Arcan’ apprend la mort de son grand-père par Melchior, un des membres du groupe dans lequel elle est intégrée. Parce qu’elle reste sur la tombe de longues heures, qu’elle est la seule à voir une lueur qu’elle qualifie de magnifique, qu’elle ne mange plus, ceux qui l’entourent pensent à la folie. Pendant ce temps, une ombre envahit le pays et détruit toute vie sur son passage, sans que personne puisse faire autre chose que fuir devant sa progression. Arcan’ apprivoise un papillon qui l’accompagne partout. À un moment elle perçoit un appel de son grand père. Pour le rejoindre, elle plonge dans le lac jusqu’à une grotte. Un étrange monstre lui demande son cœur comme droit de passage. Apparaît sa sœur jumelle, son double, qui se sacrifie. Elle rencontre la mort au seuil des enfers et son grand-père. Celui-ci lui donne les quelques informations qu’il possède, mais surtout lui demande de boire de l’eau du Styx, dont les propriétés l’aideront dans sa lutte contre l’Ombre. Car l’Ombre est après elle …et veut la détruire. Gine use d’un trait léger, subtil, d’une grande pureté. Il restitue avec justesse la gracilité, la fragilité de l’adolescence et fait de chaque vignette un enchantement graphique. Il crée des personnages qui possèdent une réelle épaisseur, une présence et dote son héroïne d’un visage lumineux éclairé par des yeux immenses. Il donne dynamisme et mouvement avec une économie de moyens remarquable.
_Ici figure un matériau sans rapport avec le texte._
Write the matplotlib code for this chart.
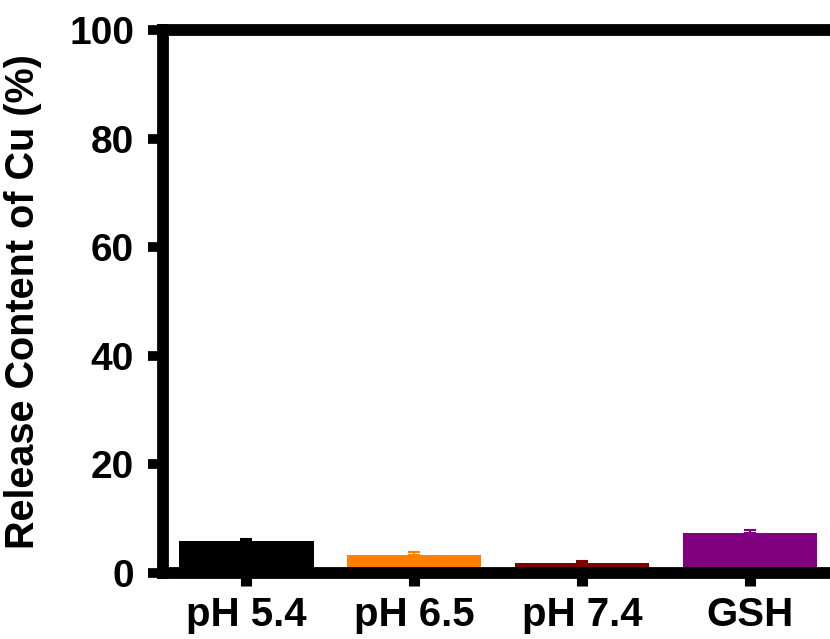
import matplotlib.pyplot as plt
import numpy as np

plt.rcParams['font.family'] = ['Liberation Sans', 'DejaVu Sans']
plt.rcParams['font.weight'] = 'bold'

# Cu release by condition
labels = ['pH 5.4', 'pH 6.5', 'pH 7.4', 'GSH']
release = [5.9, 3.4, 1.8, 7.4]
release_err = [0.4, 0.4, 0.5, 0.6]
colors = ['#000000', '#FF8000', '#800000', '#800080']

fig = plt.figure(figsize=(8.3, 6.39), dpi=100)
ax = fig.add_axes([0.1958, 0.1033, 0.809, 0.8498])

x = np.arange(len(labels))
for i in range(len(labels)):
    ax.bar(x[i], release[i], width=0.8, color=colors[i], zorder=2)
    ax.errorbar(x[i], release[i], yerr=[[0], [release_err[i]]], fmt='none',
                ecolor=colors[i], elinewidth=1.5, capsize=4, capthick=1.5, zorder=3)

ax.set_xlim(-0.5, 3.5)
ax.set_ylim(0, 100)
ax.set_yticks([0, 20, 40, 60, 80, 100])
ax.set_xticks(x)
ax.set_xticklabels(labels)

for s in ax.spines.values():
    s.set_linewidth(8.5)
ax.tick_params(axis='y', length=10.5, width=7, labelsize=28, pad=10)
ax.tick_params(axis='x', length=9.4, width=8, labelsize=29, pad=7)
for t in ax.get_xticklabels() + ax.get_yticklabels():
    t.set_fontweight('bold')

ax.set_ylabel('Release Content of Cu (%)', fontsize=28.5, fontweight='bold')
ax.yaxis.set_label_coords(-0.18, 0.5)

fig.savefig('out.png', dpi=100)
L’auteur réalise des aquarelles où le choix et la variété des pastels habillent le canevas des traits de tons doux, délicats. Il en ressort une sensation de légèreté, de douceur, voire de suavité, sensation d’ailleurs en décalage quelque peu avec le côté dramatique du récit.
Gine, avec ce premier album de La grande Ombre, esquisse un conte philosophique dont il reste beaucoup à découvrir. Cependant, la richesse du prologue, l’organisation de l’intrigue, le choix de références et personnages mythologiques méditerranéennes et bibliques laissent appréhender une série de haut niveau, tant au point de vue scénaristique que graphique.
Un travail magnifique par un auteur au sommet de son art.